Trump zdawał się też grozić urzędnikowi. - Wiesz, co oni robią i o tym nie informujesz. To kryminał - to przestępstwo kryminalne - powiedział na temat rzekomych, nieudowodnionych oszustw, do jakich jego zdaniem doszło w Georgii. - Nie możesz na to pozwolić. To bardzo duże ryzyko dla ciebie i twojego prawnika. To duże ryzyko - powiedział prezydent.
- Słuchałem cię dziś rano i powiedziałeś, że nie było żadnych przestępstw [wyborczych - red.]. Ale słuchaj, to wszystko jest bardzo niebezpieczne dla ciebie - powiedział.
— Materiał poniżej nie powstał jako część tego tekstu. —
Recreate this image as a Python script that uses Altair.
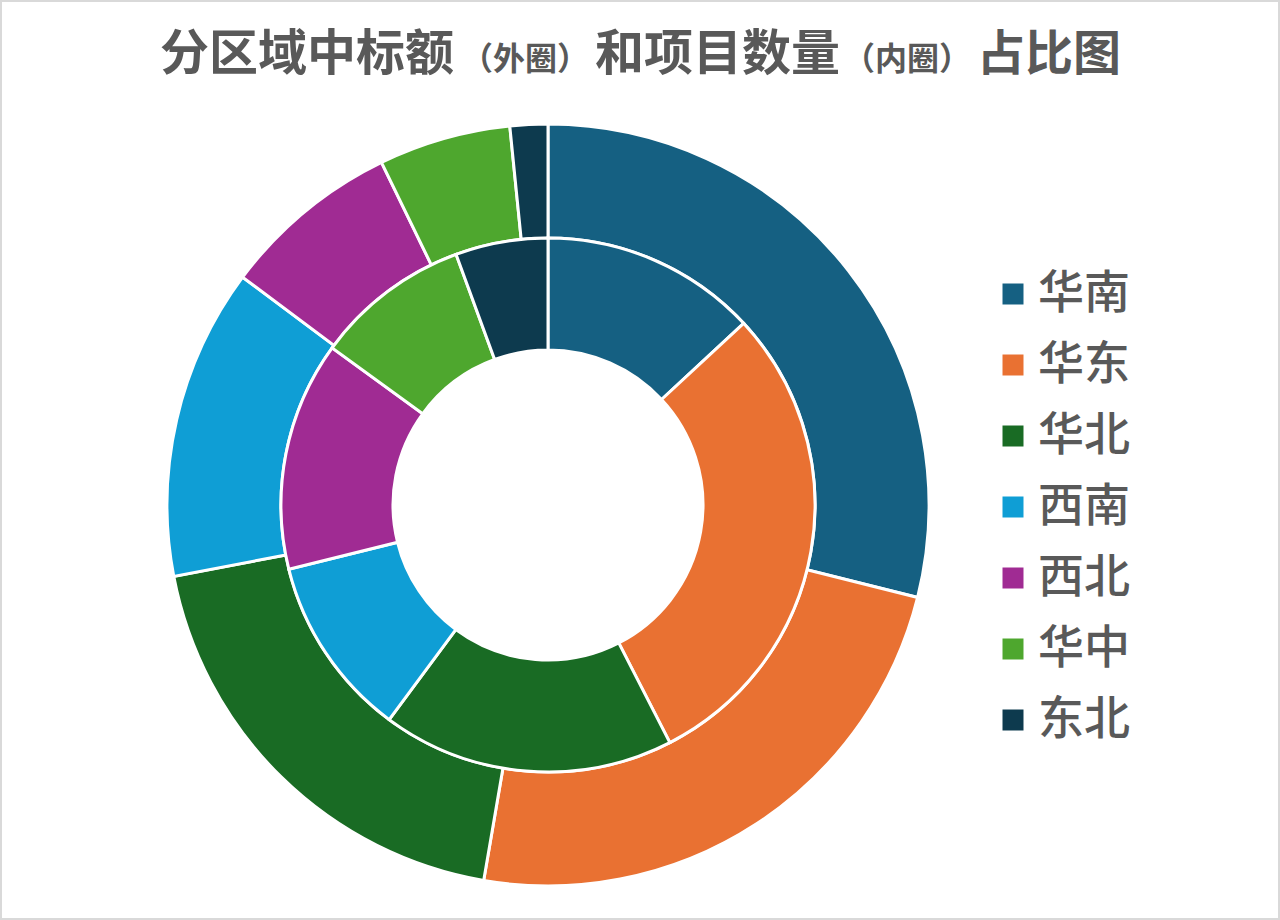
import altair as alt
import pandas as pd

regions = ["华南", "华东", "华北", "西南", "西北", "华中", "东北"]
outer_values = [28.9, 23.8, 19.3, 13.2, 7.6, 5.6, 1.6]   # 中标额占比 (外圈)
inner_values = [13.1, 29.4, 17.7, 11.0, 13.9, 9.4, 5.6]  # 项目数量占比 (内圈)
colors = ["#156082", "#E97132", "#196B24", "#0F9ED5", "#A02B93", "#4EA72E", "#0D3A4E"]

title_big_1 = "分区域中标额"
title_small_1 = "（外圈）"
title_big_2 = "和项目数量"
title_small_2 = "（内圈）"
title_big_3 = "占比图"

outer_df = pd.DataFrame({"region": regions, "value": outer_values, "idx": range(len(regions))})
inner_df = pd.DataFrame({"region": regions, "value": inner_values, "idx": range(len(regions))})

FONT = "Noto Sans CJK SC"
TXT = "#595959"
CX, CY = 548, 505

color_enc = alt.Color(
    "region:N",
    scale=alt.Scale(domain=regions, range=colors),
    sort=regions,
    legend=alt.Legend(
        title=None,
        orient="none",
        legendX=990,
        legendY=271,
        symbolType="square",
        symbolSize=441,
        symbolStrokeWidth=0,
        symbolOpacity=1,
        labelFont=FONT,
        labelFontSize=46,
        labelFontWeight=500,
        labelColor=TXT,
        labelOffset=2,
        rowPadding=25,
        padding=0,
    ),
)

outer = alt.Chart(outer_df).mark_arc(stroke="white", strokeWidth=3).encode(
    theta=alt.Theta("value:Q", stack=True),
    order=alt.Order("idx:Q"),
    color=color_enc,
    x=alt.value(CX),
    y=alt.value(CY),
    radius=alt.value(381),
    radius2=alt.value(267),
)

inner = alt.Chart(inner_df).mark_arc(stroke="white", strokeWidth=3).encode(
    theta=alt.Theta("value:Q", stack=True),
    order=alt.Order("idx:Q"),
    color=color_enc,
    x=alt.value(CX),
    y=alt.value(CY),
    radius=alt.value(267),
    radius2=alt.value(155),
)

def title_piece(text, x, size):
    return alt.Chart(pd.DataFrame({"t": [text]})).mark_text(
        font=FONT, fontSize=size, fontWeight="bold", color=TXT,
        align="left", baseline="alphabetic",
    ).encode(text="t:N", x=alt.value(x), y=alt.value(70))

border = alt.Chart(pd.DataFrame({"a": [0]})).mark_rect(
    fill=None, stroke="#D9D9D9", strokeWidth=2
).encode(x=alt.value(1), x2=alt.value(1279), y=alt.value(1), y2=alt.value(919))

chart = alt.layer(
    border,
    outer,
    inner,
    title_piece(title_big_1, 160, 49),
    title_piece(title_small_1, 461, 32),
    title_piece(title_big_2, 595, 49),
    title_piece(title_small_2, 843, 32),
    title_piece(title_big_3, 977, 48),
).resolve_scale(theta="independent").properties(
    width=1280, height=920, padding=0, autosize=alt.AutoSizeParams(type="none")
).configure_view(stroke=None).configure(background="white")

chart.save("out.html", embed_options={"renderer": "svg", "actions": False})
CNN zwraca uwagę, że to najnowsza, "niebywała" próba zmiany rezultatu wyborów przegranych przez Trumpa. Prezydent podważał je od początku. Jego zespół prawników zapowiadał pozwy wyborcze, ale praktycznie wszystkie przegrał. Służby i sądy nie dopatrzyły się żadnych poważnych fałszerstw, a proces wyborczy zmierza ku końcowi. W środę w Kongresie odbędzie się liczenie głosów elektorskich, które zostały oddane w połowie grudnia. Po tym pozostanie już tylko jedna formalność - zaprzysiężeni Joe Bidena na prezydenta 20 stycznia.